The Department of Defense “will provide planning assistance, engineering support, aviation (rotary and fixed-wing) support, medical teams, command and control facilities, temporary housing for CBP personnel, and personal protective equipment for CBP personnel,” the email stated.
According to one local U.S. representative’s office, they were told that deployed DOD planners will be working with DHS and CBP to determine where troops will be needed along the Southwest border, with a total of 5,200 expected to be in place by or about Nov. 5.
“This support will enhance DHS’ ability to enforce its overall border security mission,” the email stated.
The DOD’s support of DHS will be under the same authority given in April when the Trump administration deployed about 2,000 troops to the southwest border because of an apparent “surge” in illegal border crossings, the document stated.
Although a caravan was also in route then, the administration attributed the deployment to the March “border numbers” and the caravan.
When reached for comment, representatives with U.S. Border Patrol and CBP referred all inquiries to DHS and DOD.
The news follows a week of statements from the president regarding a caravan of more than 5,000 people from Central America making its way through Mexico and toward the U.S.-Mexico border.
As previously reported, more than 1,500 of the aforementioned group have applied for asylum in Mexico, some have returned home, and about 3,500 are still making their way up through the country.
But the chances of more than 3,000 people ultimately making it to a U.S. port of entry are slim.
Earlier this year a caravan of about 1,500 people traversed through Mexico with the intent to seek asylum in Mexico or the U.S., but only 200 made it to ports of entry between San Diego and Tijuana.
It is not illegal to request asylum at a U.S. port of entry.
Earlier in the day CBP officers in Brownsville wore riot gear, apparently rehearsing crowd control measures, while some troops from Fort Hood could be seen arriving at the Gateway International Bridge.
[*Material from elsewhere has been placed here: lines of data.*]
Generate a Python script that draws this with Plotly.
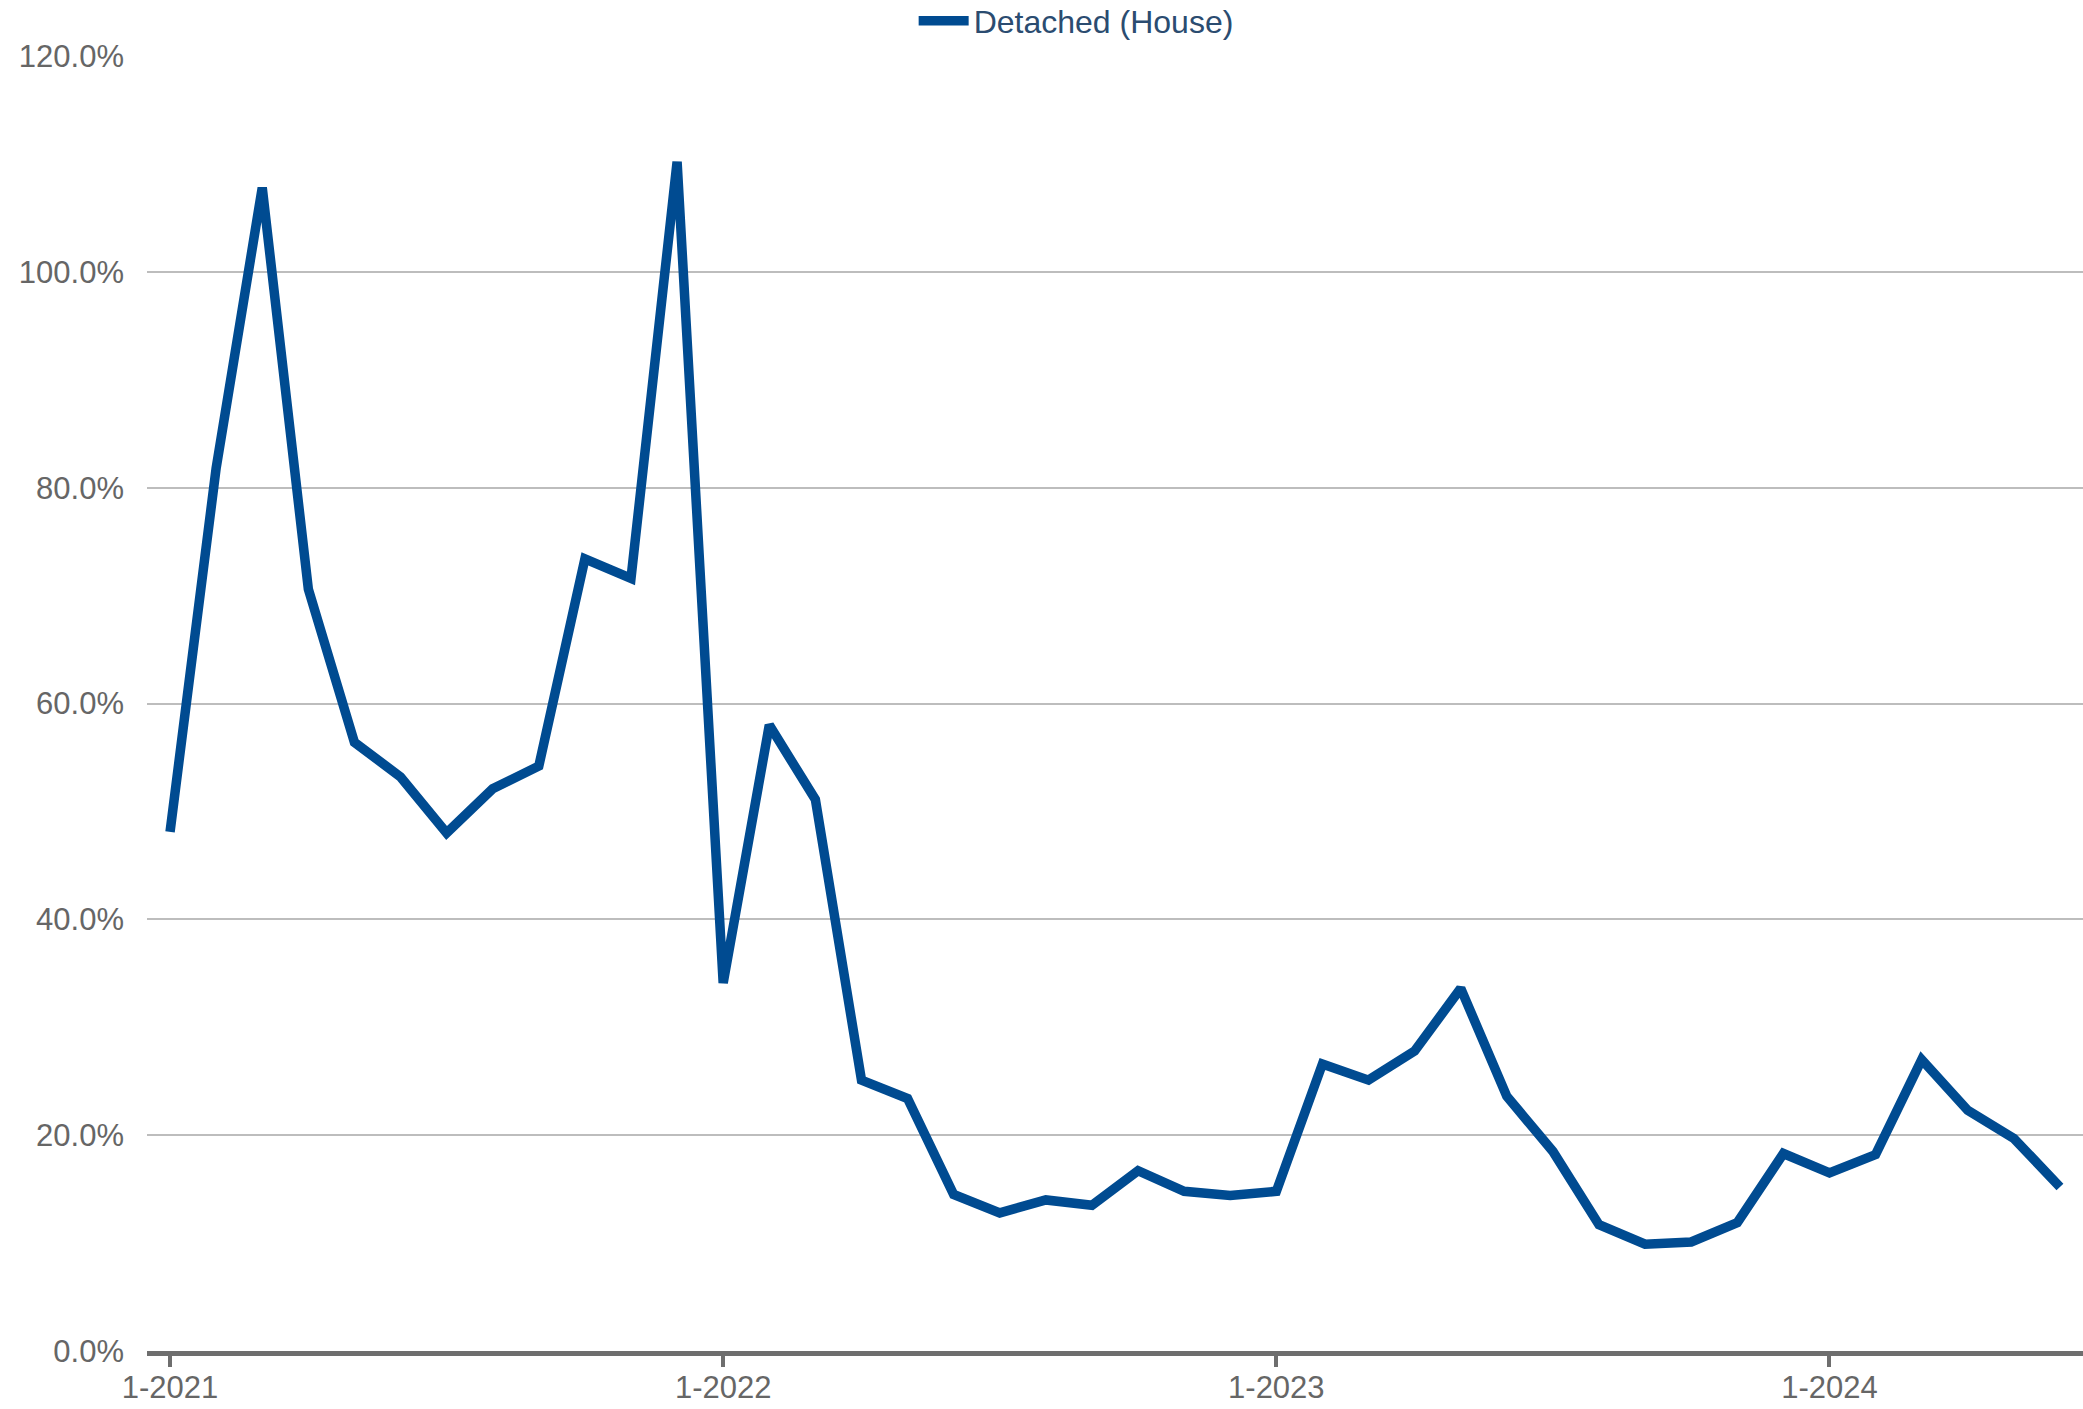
import plotly.graph_objects as go

# monthly labels, Jan 2021 .. Jun 2024
months = [
    "1-2021", "2-2021", "3-2021", "4-2021", "5-2021", "6-2021",
    "7-2021", "8-2021", "9-2021", "10-2021", "11-2021", "12-2021",
    "1-2022", "2-2022", "3-2022", "4-2022", "5-2022", "6-2022",
    "7-2022", "8-2022", "9-2022", "10-2022", "11-2022", "12-2022",
    "1-2023", "2-2023", "3-2023", "4-2023", "5-2023", "6-2023",
    "7-2023", "8-2023", "9-2023", "10-2023", "11-2023", "12-2023",
    "1-2024", "2-2024", "3-2024", "4-2024", "5-2024", "6-2024",
]

detached = [
    48.1, 81.8, 107.8, 70.6, 56.4, 53.2, 48.0, 52.1, 54.2, 73.4, 71.6, 110.2,
    34.1, 58.0, 51.1, 25.1, 23.4, 14.5, 12.8, 14.0, 13.5, 16.7, 14.8, 14.4,
    14.8, 26.6, 25.1, 27.8, 33.6, 23.6, 18.5, 11.7, 9.9, 10.1, 11.9, 18.3,
    16.5, 18.2, 27.0, 22.3, 19.7, 15.2,
]

x_ticks = ["1-2021", "1-2022", "1-2023", "1-2024"]
y_ticks = [0, 20, 40, 60, 80, 100, 120]
y_labels = ["0.0%", "20.0%", "40.0%", "60.0%", "80.0%", "100.0%", "120.0%"]

font_family = "Liberation Sans, Arial, sans-serif"

fig = go.Figure()
fig.add_trace(go.Scatter(
    x=months,
    y=detached,
    mode="lines",
    name="Detached (House)",
    line=dict(color="#004B91", width=9.5),
))

fig.update_layout(
    width=2083,
    height=1409,
    # fixed margins so the legend in the top strip doesn't push the plot down
    margin=dict(l=147, r=0, t=56, b=58, autoexpand=False),
    paper_bgcolor="white",
    plot_bgcolor="white",
    font=dict(family=font_family, size=31, color="#666666"),
    showlegend=True,
    legend=dict(
        orientation="h",
        x=0.396, xanchor="left",
        y=1.027, yanchor="middle",
        font=dict(size=32, color="#2B4C70"),
        bgcolor="rgba(0,0,0,0)",
        itemwidth=50,
    ),
)

fig.update_xaxes(
    type="category",
    range=[-0.5, len(months) - 0.5],
    tickvals=x_ticks,
    ticktext=x_ticks,
    showgrid=False,
    showline=True,
    linecolor="#6E6E6E",
    linewidth=5,
    ticks="outside",
    ticklen=11,
    tickwidth=4,
    tickcolor="#6E6E6E",
    ticklabelstandoff=-6,
    tickfont=dict(size=31, color="#666666"),
    zeroline=False,
)

fig.update_yaxes(
    range=[0, 120],
    tickvals=y_ticks,
    ticktext=y_labels,
    showgrid=True,
    gridcolor="#BDBDBD",
    gridwidth=2,
    zeroline=False,
    showline=False,
    ticks="",
    ticklabelstandoff=22,
    tickfont=dict(size=31, color="#666666"),
)

fig.write_html(
    "out.html",
    config={"displayModeBar": False},
    post_script="document.body.style.margin='0';document.body.style.overflow='hidden';",
)
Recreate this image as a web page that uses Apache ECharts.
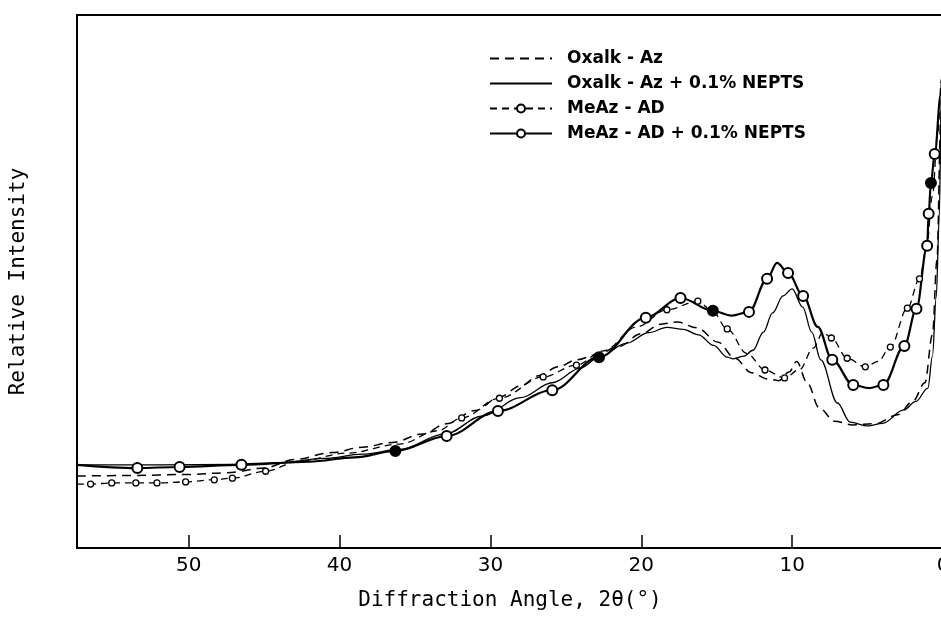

CBP personnel could be seen at the Progreso-Nuevo Progreso International Bridge erecting additional fencing along both sides of the bridge, presumably in anticipation of large crowds.
Late Monday afternoon U.S. Rep. Henry Cuellar, D-Laredo, welcomed the arrival of troops to the area.
“Although I believe that we need to immediately secure the border, I strongly believe that this starts with ensuring that we implement policies and utilize technology that will have long-term, significant outcomes on the area in a safe and reliable way,” Cuellar said in a prepared statement. “This partnership with DOD will help enhance CBP capabilities at, and between, our ports of entry. I will continue to monitor the caravan’s movement and support sensible and sustainable policies to address our border security vulnerabilities.”
U.S. Rep. Filemón Vela, D-Brownsville, was more direct, characterizing the deployment as a political ploy orchestrated by the president, underscoring that the deployment would be complete Nov. 5, the day before the midterms.
“Trump’s deployment of 5,000 military troops to guard against women and children migrants who most likely will never set foot on American soil is totally unnecessary,” Vela said in a prepared statement.
U.S. Rep. Vicente Gonzalez, D-McAllen, said using military personnel was a waste of federal resources.
“The administration should demand that Mexico and Central American countries do more to deter future irregular migration patterns like this,” Gonzalez said in a prepared statement. “If the administration will not do it, I plan to personally call the presidents of Mexico, Guatemala, Honduras, and El Salvador in the next few days to engage them in a discussion to prevent these types of caravans. Taxpayers deserve better than this dog and pony show coming from an administration pandering to its base days before an election.”